Old Sweat said:
I don't know if Edward will recall this, but back in the early seventies we were going through a really hard time. The rest of the federal government was enjoying expanding budgets, lots of growth and promotions and a wage gap had opened between the public service and the forces. Someone was quoted, and I can't recall if it was speculation, punditry or authoritative, as stating that the defence cuts were designed to make any attempt to rebuild the forces so prohibitively expensive that no government could afford to do so, while still maintaining the welfare state. Ultimately the forces would shrivel up and disappear.
I recall that very well; I was posted to DLR back then ... the cuts, which began in earnest in 1969 and were "sanctified" in the subsequent Defence White Paper, were,
I believe, designed to disarm Canada.
I'm serious.
I have been told on what I think is very good authority that in 1968 Trudeau actually told his cabinet that he wanted to disarm Canada, withdraw from NATO and NORAD and offer us as the "model state" of the future. I was told that it was only when his closest advisors told him that he would split the Liberal Party and, for sure, lose a subsequent vote of confidence in the House that we got the the 1969 decision to cut our NATO commitment in half and make deep, indeed savage cuts to national defence.
At first we were told that there could be no tanks in Canada ~ none.
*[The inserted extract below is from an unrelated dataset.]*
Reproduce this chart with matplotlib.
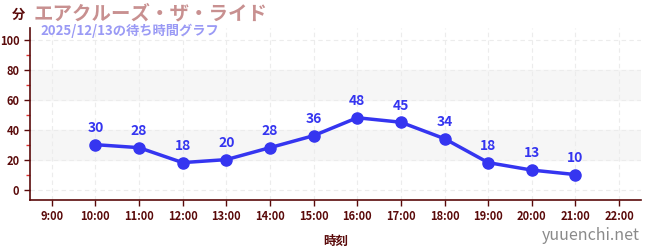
import matplotlib
matplotlib.use("Agg")
import matplotlib.pyplot as plt
from matplotlib.ticker import MultipleLocator

plt.rcParams['font.family'] = ['Noto Sans CJK JP', 'DejaVu Sans']

# data
hours = [10, 11, 12, 13, 14, 15, 16, 17, 18, 19, 20, 21]
waits = [30, 28, 18, 20, 28, 36, 48, 45, 34, 18, 13, 10]
xtick_hours = list(range(9, 23))
xtick_labels = [f"{h}:00" for h in xtick_hours]

title = "エアクルーズ・ザ・ライド"
subtitle = "2025/12/13の待ち時間グラフ"

axis_color = "#5a0a0a"
line_color = "#3535f0"

fig = plt.figure(figsize=(6.5, 2.5), dpi=100)
ax = fig.add_axes([0.046, 0.2, 0.94, 0.688])

ax.axhspan(20, 40, color="#f6f6f6", zorder=0)
ax.axhspan(60, 80, color="#f6f6f6", zorder=0)

ax.plot(hours, waits, color=line_color, lw=2.5, marker="o", ms=8, zorder=3)
for h, w in zip(hours, waits):
    ax.annotate(str(w), (h, w), xytext=(0, 7), textcoords="offset points",
                ha="center", va="bottom", color=line_color, fontsize=10,
                fontweight="bold")

ax.set_xlim(8.5, 22.5)
ax.set_ylim(-7, 108)
ax.set_xticks(xtick_hours)
ax.set_xticklabels(xtick_labels)
ax.set_yticks(range(0, 101, 20))
ax.yaxis.set_minor_locator(MultipleLocator(10))

ax.grid(True, which="major", color="#ececec", linestyle=(0, (4, 3)), lw=0.8)
ax.set_axisbelow(True)

for s in ["top", "right"]:
    ax.spines[s].set_visible(False)
for s in ["left", "bottom"]:
    ax.spines[s].set_color(axis_color)
    ax.spines[s].set_linewidth(1.2)

ax.tick_params(axis="both", which="major", colors=axis_color, labelsize=8,
               length=4, width=1)
ax.tick_params(axis="y", which="minor", colors="#e03030", length=3, width=1)
for lab in ax.get_xticklabels() + ax.get_yticklabels():
    lab.set_fontweight("bold")
    lab.set_color(axis_color)

ax.set_xlabel("時刻", color=axis_color, fontsize=9, fontweight="bold", labelpad=8)

fig.text(0.018, 0.94, "分", color=axis_color, fontsize=9.5, fontweight="bold",
         ha="left", va="center")
fig.text(0.052, 0.945, title, color="#c89090", fontsize=14, fontweight="bold",
         ha="left", va="center")
fig.text(0.062, 0.875, subtitle, color="#9a9af5", fontsize=9.5, fontweight="bold",
         ha="left", va="center")
fig.text(0.985, 0.06, "yuuenchi.net", color="#8a8a8a", fontsize=11.5,
         ha="right", va="center")

fig.savefig("out.png", dpi=100)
Then, after the famous walk in the garden with the German Chancellor we were told that we could have new tanks in Germany and a few, enough for a training squadron, in Gagetown, but none in Canadian brigades; and that was the origin of the "tank trainer," the Mowag
Piranah which became the
Cougar (6 wheels and a 76mm gun) and then the
Grizzly (8 wheels) and, eventually, was the base for the
LAVIII when GMDD took on the project.
Those were tough times ... JayDex* came and spoke to us in the Staff College ~ his remarks were "privileged," of course (and I guess still are) ~ but we listened as a tired man told us about fighting a losing bureaucratic-political battle against an implacable foe ~ and "foe" is, I think, the right word to use when we discuss PET and the Canadian Forces.
The point about inflation is really important ... it wasn't just fuel. Aerospace and high tech weapon systems costs were "inflating" at far above the general rate of inflation in the economy ~ and we were seeing punishingly high inflation rates in the '70s and '80s ~ and we w were, literally, being "priced out of the market" in some areas.
< war story> [:-[ I remember taking my makeshift but, by our standards, very modern and even sophisticated Army Tactical Trunk Communications System to MGen Herb Pitts for approval ... he was committed to getting it passed and was really, really pleased when I told him that almost all of it was "in stock" and it was only a very few dozen small, automatic, digital multi-line switches (that the US Marines had in stock but hadn't figured out how to use) that were needed and they were available at "fire sale" prices (only tens of thousands of dollars each), including a multi-year stock of spare parts. He asked me three times if I was sure about the costs ... he had come into the briefing expecting me to be asking for tens of millions of new dollars which would have to come from somewhere else in the Army's capital programme; I needed nothing that had not already been approved for a project that, on my tech staff advice, had been cancelled because it didn't actually do much of anything that was needed.
< war story ends > :surrender:
Anyway, those were, indeed, "hard times."
_____
* General Jacques Dextraze, Chief of the Defence Staff for the youngsters ~ those under 70.